Maybe it speaks to how people are more connected and paradoxically lonelier in the digital age. Forget about love; sex itself as a pleasurable act is meaningless in this wave of dark R&B.

Or perhaps it’s all just another version of the blues.  

Will They Remember Me?

“Clouded” reflects on Faiyaz’s life and his desire for fame. Self-doubt and imposter syndrome cloud his mind, and the fear of failure outweighs his frenzied longing for success.

Legacy drives some to near-psychotic levels of ambition. Leaving something behind, especially something that endures, helps assuage the anxiety of life’s brevity.

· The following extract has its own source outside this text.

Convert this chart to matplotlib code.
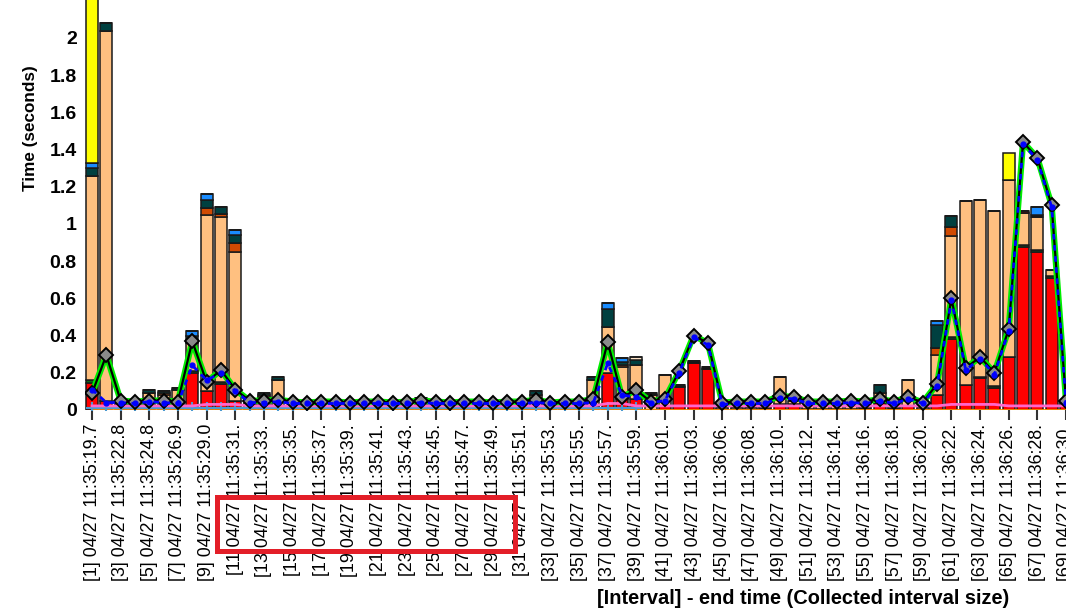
import numpy as np
import matplotlib.pyplot as plt
from matplotlib.patches import Rectangle

plt.rcParams['font.family'] = ['Liberation Sans', 'DejaVu Sans']

intervals = list(range(1, 70))

tick_labels = [
    '[1] 04/27 11:35:19.7', '[3] 04/27 11:35:22.8', '[5] 04/27 11:35:24.8',
    '[7] 04/27 11:35:26.9', '[9] 04/27 11:35:29.0', '[11 04/27 11:35:31.',
    '[13 04/27 11:35:33.', '[15 04/27 11:35:35.', '[17 04/27 11:35:37.',
    '[19 04/27 11:35:39.', '[21 04/27 11:35:41.', '[23 04/27 11:35:43.',
    '[25 04/27 11:35:45.', '[27 04/27 11:35:47.', '[29 04/27 11:35:49.',
    '[31 04/27 11:35:51.', '[33] 04/27 11:35:53.', '[35] 04/27 11:35:55.',
    '[37] 04/27 11:35:57.', '[39] 04/27 11:35:59.', '[41] 04/27 11:36:01.',
    '[43] 04/27 11:36:03.', '[45] 04/27 11:36:06.', '[47] 04/27 11:36:08.',
    '[49] 04/27 11:36:10.', '[51] 04/27 11:36:12.', '[53] 04/27 11:36:14.',
    '[55] 04/27 11:36:16.', '[57] 04/27 11:36:18.', '[59] 04/27 11:36:20.',
    '[61] 04/27 11:36:22.', '[63] 04/27 11:36:24.', '[65] 04/27 11:36:26.',
    '[67] 04/27 11:36:28.', '[69] 04/27 11:36:30.',
]

# stacked components (seconds), one value per interval
red = [
    .145, .05, .01, .01, .02, .02, .01, .2, .1, .14,
    .05, .01, .02, .01, .01, .005, .005, .005, .005, .005,
    .005, .005, .005, .01, .005, .005, .005, .005, .005, .005,
    .005, .01, .005, .005, .01, .02, .2, .06, .06, 0,
    .02, .125, .25, .22, .005, .005, .005, .01, .03, .03,
    .005, .005, .005, .005, .01, .04, .01, .02, .005, .08,
    .38, .135, .17, .12, .285, .875, .85, .71, .03]
peach = [
    1.10, 1.99, .02, .015, .07, .06, .10, .15, .95, .89,
    .80, .02, .05, .15, .015, .015, .015, .015, .015, .015,
    .015, .015, .015, .035, .015, .015, .015, .015, .015, .015,
    .015, .07, .015, .015, .015, .14, .245, .17, .18, .08,
    .17, 0, 0, 0, .01, .01, .01, .01, .15, .02,
    .015, .015, .015, .015, .015, .05, .015, .14, .01, .215,
    .545, .988, .95, .94, .95, .175, .18, .033, .02]
# sparse components: {interval: seconds}
green = {1: .015, 8: .01, 10: .01, 61: .01, 63: .01, 64: .01, 66: .01, 67: .01, 68: .01}
orange = {6: .01, 9: .035, 10: .015, 11: .05, 13: .01, 38: .01, 60: .04, 61: .05}
darkred = {66: .01}
teal = {1: .04, 2: .04, 3: .01, 4: .01, 5: .02, 6: .01, 7: .01, 8: .04, 9: .045, 10: .035,
        11: .04, 12: .01, 13: .01, 14: .02, 32: .02, 36: .02, 37: .10, 38: .02, 39: .03,
        56: .045, 60: .12, 61: .058}
black = {24: .02, 40: .01, 42: .01, 43: .015, 44: .01, 67: .01}
blue = {1: .03, 8: .025, 9: .03, 11: .03, 37: .03, 38: .02, 60: .025, 67: .04}
lightpeach = {39: .015}
yellow = {1: 1.0, 65: .145}

# line series
line_main = [
    .09, .295, .05, .045, .05, .05, .045, .37, .15, .215,
    .11, .05, .05, .055, .045, .04, .045, .045, .04, .045,
    .045, .04, .045, .05, .045, .04, .045, .045, .04, .045,
    .045, .055, .04, .045, .045, .06, .365, .07, .107, .045,
    .06, .21, .40, .36, .04, .045, .045, .045, .075, .07,
    .045, .045, .045, .05, .045, .06, .045, .07, .04, .14,
    .60, .225, .285, .20, .435, 1.44, 1.355, 1.10, .05]
line_blue = [
    .11, .04, .04, .035, .045, .04, .035, .24, .16, .20,
    .10, .04, .04, .045, .035, .035, .035, .035, .035, .035,
    .035, .035, .035, .04, .035, .035, .035, .035, .035, .035,
    .035, .04, .035, .035, .035, .04, .25, .08, .07, .04,
    .05, .20, .39, .35, .03, .035, .035, .035, .065, .06,
    .035, .035, .035, .04, .035, .05, .035, .06, .035, .13,
    .59, .215, .275, .19, .425, 1.43, 1.345, 1.09, .04]
line_pink = [
    .022, .022, .022, .022, .022, .022, .022, .022, .03, .03,
    .03, .022, .022, .022, .022, .022, .022, .022, .022, .022,
    .022, .022, .022, .022, .022, .022, .022, .022, .022, .022,
    .022, .022, .022, .022, .022, .022, .035, .035, .022, .022,
    .022, .022, .022, .022, .022, .022, .022, .022, .022, .022,
    .022, .022, .022, .022, .022, .022, .022, .022, .022, .022,
    .03, .03, .03, .03, .022, .022, .022, .022, .022]
line_lightblue = [.012] * 39 + [np.nan] * 30
line_orange = [0.0] * 69


def dense(d):
    return np.array([d.get(i, 0.0) for i in intervals])


stack = [
    (np.array(red), '#FF0000'),
    (dense(green), '#0B6B1A'),
    (np.array(peach), '#FFC080'),
    (dense(orange), '#D04A02'),
    (dense(darkred), '#8B0000'),
    (dense(teal), '#004040'),
    (dense(black), '#111111'),
    (dense(blue), '#1A8CFF'),
    (dense(lightpeach), '#FFE4C8'),
    (dense(yellow), '#FFFF00'),
]

fig = plt.figure(figsize=(10.66, 6.08), dpi=100)
ax = fig.add_axes([85 / 1066, 198 / 608, 981 / 1066, 410 / 608])

x = np.array(intervals)
bottom = np.zeros(len(x))
for vals, col in stack:
    ax.bar(x, vals, bottom=bottom, width=0.84, color=col,
           edgecolor='#1a1a1a', linewidth=1.1, zorder=2)
    bottom = bottom + vals

ax.plot(x, line_orange, color='#FF8C00', lw=2, zorder=3)
ax.plot(x, line_lightblue, color='#4A9AD0', lw=1.5, marker='+', ms=9, mew=1.5, zorder=3)
ax.plot(x, line_pink, color='#FF66CC', lw=2, zorder=3)
ax.plot(x, line_main, color='#00EE00', lw=4.5, zorder=4, solid_joinstyle='round')
ax.plot(x, line_main, color='black', lw=1.6, zorder=5)
ax.plot(x, line_main, ls='none', marker='D', ms=7.5, mfc='#8A8A8A', mec='black', mew=1.4, zorder=6)
ax.plot(x, line_blue, color='#0000FF', lw=2, ls=(0, (2, 2)), marker='o', ms=3.5, zorder=7)

ax.set_xlim(0.51, 68.83)
ax.set_ylim(0, 2.204)
ax.set_yticks(np.arange(0, 2.01, 0.2))
ax.set_yticklabels(['0', '0.2', '0.4', '0.6', '0.8', '1', '1.2', '1.4', '1.6', '1.8', '2'],
                   fontsize=14, fontweight='bold')
ax.tick_params(axis='y', length=0, pad=6)
ax.set_xticks(x[::2])
ax.set_xticklabels(tick_labels, rotation=90, fontsize=12.9, va='top', ha='center')
ax.tick_params(axis='x', length=7, width=1.5, color='#333333', pad=3)
for s in ax.spines.values():
    s.set_visible(False)

fig.text(30 / 1066, 1 - 128 / 608, 'Time (seconds)', rotation=90, fontsize=12.3,
         fontweight='bold', ha='center', va='center')
fig.text(803 / 1066, 1 - 598 / 608, '[Interval] - end time (Collected interval size)',
         fontsize=14.4, fontweight='bold', ha='center', va='center')

fig.patches.append(Rectangle((217 / 1066, 1 - 551 / 608), 298 / 1066, 54 / 608,
                             transform=fig.transFigure, fill=False,
                             edgecolor='#E31E28', linewidth=3.6))

fig.savefig('out.png', dpi=100)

I gave it all for a fantasy
Is anybody gon’ remember me?
If I go tonight, I doubt the world’ll change
I just pray they don’t forget my name
These are game rules. I can’t lose
When it’s all said and done, will I still be cool?


Faiyaz shifts scenes between machismo and regret and counts the girls as prizes, taking and discarding, leaving them as lonely as he now feels. He brags and celebrates misogyny, then goes quiet at the party, imagining he’s drowning in a pool of bad decisions.  

Spent like (how much?)
Ten thousand (ten thousand)
Twenty thousand (twenty thousand)
Thirty thousand (thirty thousand)

He’s burning through money, and the fast success brings paranoia upon him, and Faiyaz doesn’t trust anyone around. Meanwhile, he smiles for his enemies, but the façade is crumbling under the weight of self-doubt.

I’m still on the east side smokin’ with my OG’s
’Cause they the only ones that really know me
I was f–kin’ superstars when I was nineteen
The shit we did, you won’t believe me


While his life spirals out of control, Faiyaz’s family pleads with him to slow down. Everything he worked to achieve now seems to crush him. Meanwhile, the crazed instinct for success causes him to destroy relationships, including with his family.

Your judgement get clouded when you clouded
My opposition wish I’d stop smilin’
My family wish I’d stop wildin’

He questions if he’s successful because of talent or persistence and determination. If it’s not talent, he’s a footnote as history’s long view forgets the peripheral artists regardless of how many streams or charting singles they’ve had.

Now I’m at the turn-up, lookin’ lonely
Then they wonder why I’m quiet at them house parties
’Cause everybody see me
Roll some blunts and hit her once, and now she need me

R&B Nihilist

Born in Columbia, Maryland, Faiyaz performed on GoldLink’s 2016 single “Crew” with Shy Glizzy. His solo single, “Wasting Time,” featuring Drake and The Neptunes, reached No. 49 on Billboard’s Hot 100 chart, and the accompanying album Wasteland (2022) reached No. 2 on the Billboard 200.

F–k the World landed in between “Crew” and Wasteland. The EP is slow-groove R&B, and though it paints a picture of a callous Faiyaz, “Clouded” shows signs of introspection.

But his inner-searching moments don’t linger. “Clouded” moves ahead with more sex and bad behavior. It’s a brief moment inside the dark chaos of Faiyaz’s life.

It’s Getting Dark

There’s an aloofness on “Clouded,” and while meditating on his disordered life, you get the sense that he’s not yet reached the enlightened phase. Perhaps it’s all too easy and too tempting to quit.

Though “Clouded” offers a sliver of hope, F–k the World is at its core, dark wave, nihilist R&B.

However, finding the truth is the first step to fixing a broken man. Faiyaz is a consistently brilliant songwriter, and like all great songwriters, he is concerned with the truth. “Clouded” appears like a journal entry, but it sounds like improvised stream-of-consciousness writing. It’s not quite Kerouac, but Faiyaz is letting it all spill onto the recording, and like the life he presents in the song, he’s unconcerned with the consequences.

He’s not hiding his cold-heartedness and is keenly aware of the damage. It’s up in the air whether or not he even cares.